--- begin ---
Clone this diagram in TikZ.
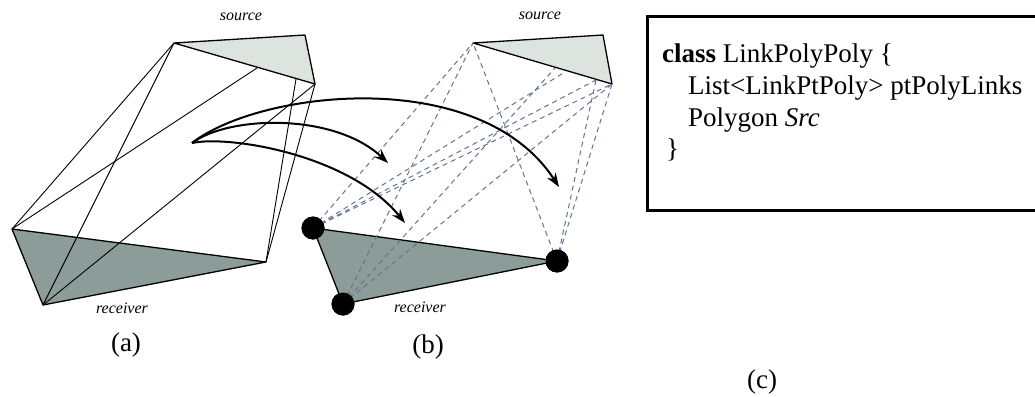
\documentclass[tikz,border=0pt]{standalone}
\usepackage{fontspec}
\setmainfont{Liberation Serif}
\usetikzlibrary{arrows.meta,positioning}
\definecolor{srcfill}{HTML}{DDE3DF}
\definecolor{rcvfill}{HTML}{8C9C99}
\definecolor{raygray}{HTML}{64748F}
\tikzset{
  >=Stealth,
  poly/.style={draw, line width=1.3pt, line join=round},
  ray/.style={draw, line width=0.9pt},
  dray/.style={draw=raygray, line width=1pt, dash pattern=on 5pt off 4pt},
  vdot/.style={circle, fill=black, inner sep=0pt, minimum size=23pt},
}

\begin{document}
\begin{tikzpicture}[
  x=1pt, y=-1pt,
  link/.style={-{Stealth[length=14pt,width=10pt]}, line width=2pt},
  tag/.style={font=\fontsize{16}{19}\selectfont\itshape, inner sep=0pt},
  caption/.style={font=\fontsize{27}{32}\selectfont, inner sep=0pt},
  codeline/.style={font=\fontsize{27}{32}\selectfont, anchor=base west, inner sep=0pt}
]
\useasboundingbox (0,0) rectangle (1035,396);

% (a) all rays
\coordinate (sa1) at (174,43);
\coordinate (sa2) at (305,35);
\coordinate (sa3) at (315,84);
\coordinate (ea1) at (257,68);
\coordinate (ea2) at (296,79);
\coordinate (ra1) at (12,229);
\coordinate (ra2) at (266,262);
\coordinate (ra3) at (43,305);
\draw[poly, fill=srcfill] (sa1) -- (sa2) -- (sa3) -- cycle;
\draw[poly, fill=rcvfill] (ra1) -- (ra2) -- (ra3) -- cycle;
\foreach \r/\s in {ra1/sa1, ra1/ea1, ra3/sa1, ra3/sa3, ra2/sa3, ra2/ea2}
  \draw[ray] (\r) -- (\s);
\node[tag] (srcA) at (241,17) {source};
\node[tag] (rcvA) at (122,308) {receiver};
\node[caption] (capA) at (126,345) {(a)};

% (b) point to polygon links
\coordinate (sb1) at (473,43);
\coordinate (sb2) at (603,35);
\coordinate (sb3) at (612,84);
\coordinate (eb1) at (555,68);
\coordinate (eb2) at (565,72);
\coordinate (eb3) at (596,80);
\node[vdot] (rb1) at (313,228) {};
\node[vdot] (rb2) at (557,261) {};
\node[vdot] (rb3) at (343,304) {};
\draw[poly, fill=srcfill] (sb1) -- (sb2) -- (sb3) -- cycle;
\draw[poly, fill=rcvfill] (rb1.center) -- (rb2.center) -- (rb3.center) -- cycle;
\foreach \r/\s in {rb1/sb1, rb1/eb2, rb1/eb3, rb1/sb3,
                   rb3/sb1, rb3/eb1, rb3/sb3,
                   rb2/sb1, rb2/eb3, rb2/sb3}
  \draw[dray] (\r.center) -- (\s);
\foreach \r in {rb1, rb2, rb3}
  \node[vdot] at (\r) {};
\node[tag] (srcB) at (540,16) {source};
\node[tag] (rcvB) at (420,307) {receiver};
\node[caption] (capB) at (428,347) {(b)};

% links from (a) to (b)
\coordinate (hub) at (192,143);
\coordinate (tipA) at (559,187);
\coordinate (tipB) at (388,163);
\coordinate (tipC) at (405,223);
\draw[link] (hub) .. controls (260,90) and (480,65) .. (tipA);
\draw[link] (hub) .. controls (230,115) and (335,113) .. (tipB);
\draw[link] (hub) .. controls (230,135) and (350,155) .. (tipC);

% (c) class
\node[draw, line width=2.6pt, anchor=north west, inner sep=0pt,
      minimum width=400pt, minimum height=194pt] (box) at (646,15) {};
\node[codeline] (l1) at (662,63) {\textbf{class} LinkPolyPoly \{};
\node[codeline] (l2) at (688,94) {List<LinkPtPoly> ptPolyLinks};
\node[codeline] (l3) at (688,126) {Polygon \textit{Src}};
\node[codeline] (l4) at (666,157) {\}};
\node[caption] (capC) at (762,382) {(c)};
\end{tikzpicture}
\end{document}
--- end ---
Exclude the images, then output the data above word for word.

Clone this diagram in TikZ.
\documentclass[tikz,border=0pt]{standalone}
\usepackage{fontspec}
\setmainfont{Liberation Serif}
\usetikzlibrary{arrows.meta,positioning}
\definecolor{srcfill}{HTML}{DDE3DF}
\definecolor{rcvfill}{HTML}{8C9C99}
\definecolor{raygray}{HTML}{64748F}
\tikzset{
  >=Stealth,
  poly/.style={draw, line width=1.3pt, line join=round},
  ray/.style={draw, line width=0.9pt},
  dray/.style={draw=raygray, line width=1pt, dash pattern=on 5pt off 4pt},
  vdot/.style={circle, fill=black, inner sep=0pt, minimum size=23pt},
}

\begin{document}
\begin{tikzpicture}[
  x=1pt, y=-1pt,
  link/.style={-{Stealth[length=14pt,width=10pt]}, line width=2pt},
  tag/.style={font=\fontsize{16}{19}\selectfont\itshape, inner sep=0pt},
  caption/.style={font=\fontsize{27}{32}\selectfont, inner sep=0pt},
  codeline/.style={font=\fontsize{27}{32}\selectfont, anchor=base west, inner sep=0pt}
]
\useasboundingbox (0,0) rectangle (1035,396);

% (a) all rays
\coordinate (sa1) at (174,43);
\coordinate (sa2) at (305,35);
\coordinate (sa3) at (315,84);
\coordinate (ea1) at (257,68);
\coordinate (ea2) at (296,79);
\coordinate (ra1) at (12,229);
\coordinate (ra2) at (266,262);
\coordinate (ra3) at (43,305);
\draw[poly, fill=srcfill] (sa1) -- (sa2) -- (sa3) -- cycle;
\draw[poly, fill=rcvfill] (ra1) -- (ra2) -- (ra3) -- cycle;
\foreach \r/\s in {ra1/sa1, ra1/ea1, ra3/sa1, ra3/sa3, ra2/sa3, ra2/ea2}
  \draw[ray] (\r) -- (\s);
\node[tag] (srcA) at (241,17) {source};
\node[tag] (rcvA) at (122,308) {receiver};
\node[caption] (capA) at (126,345) {(a)};

% (b) point to polygon links
\coordinate (sb1) at (473,43);
\coordinate (sb2) at (603,35);
\coordinate (sb3) at (612,84);
\coordinate (eb1) at (555,68);
\coordinate (eb2) at (565,72);
\coordinate (eb3) at (596,80);
\node[vdot] (rb1) at (313,228) {};
\node[vdot] (rb2) at (557,261) {};
\node[vdot] (rb3) at (343,304) {};
\draw[poly, fill=srcfill] (sb1) -- (sb2) -- (sb3) -- cycle;
\draw[poly, fill=rcvfill] (rb1.center) -- (rb2.center) -- (rb3.center) -- cycle;
\foreach \r/\s in {rb1/sb1, rb1/eb2, rb1/eb3, rb1/sb3,
                   rb3/sb1, rb3/eb1, rb3/sb3,
                   rb2/sb1, rb2/eb3, rb2/sb3}
  \draw[dray] (\r.center) -- (\s);
\foreach \r in {rb1, rb2, rb3}
  \node[vdot] at (\r) {};
\node[tag] (srcB) at (540,16) {source};
\node[tag] (rcvB) at (420,307) {receiver};
\node[caption] (capB) at (428,347) {(b)};

% links from (a) to (b)
\coordinate (hub) at (192,143);
\coordinate (tipA) at (559,187);
\coordinate (tipB) at (388,163);
\coordinate (tipC) at (405,223);
\draw[link] (hub) .. controls (260,90) and (480,65) .. (tipA);
\draw[link] (hub) .. controls (230,115) and (335,113) .. (tipB);
\draw[link] (hub) .. controls (230,135) and (350,155) .. (tipC);

% (c) class
\node[draw, line width=2.6pt, anchor=north west, inner sep=0pt,
      minimum width=400pt, minimum height=194pt] (box) at (646,15) {};
\node[codeline] (l1) at (662,63) {\textbf{class} LinkPolyPoly \{};
\node[codeline] (l2) at (688,94) {List<LinkPtPoly> ptPolyLinks};
\node[codeline] (l3) at (688,126) {Polygon \textit{Src}};
\node[codeline] (l4) at (666,157) {\}};
\node[caption] (capC) at (762,382) {(c)};
\end{tikzpicture}
\end{document}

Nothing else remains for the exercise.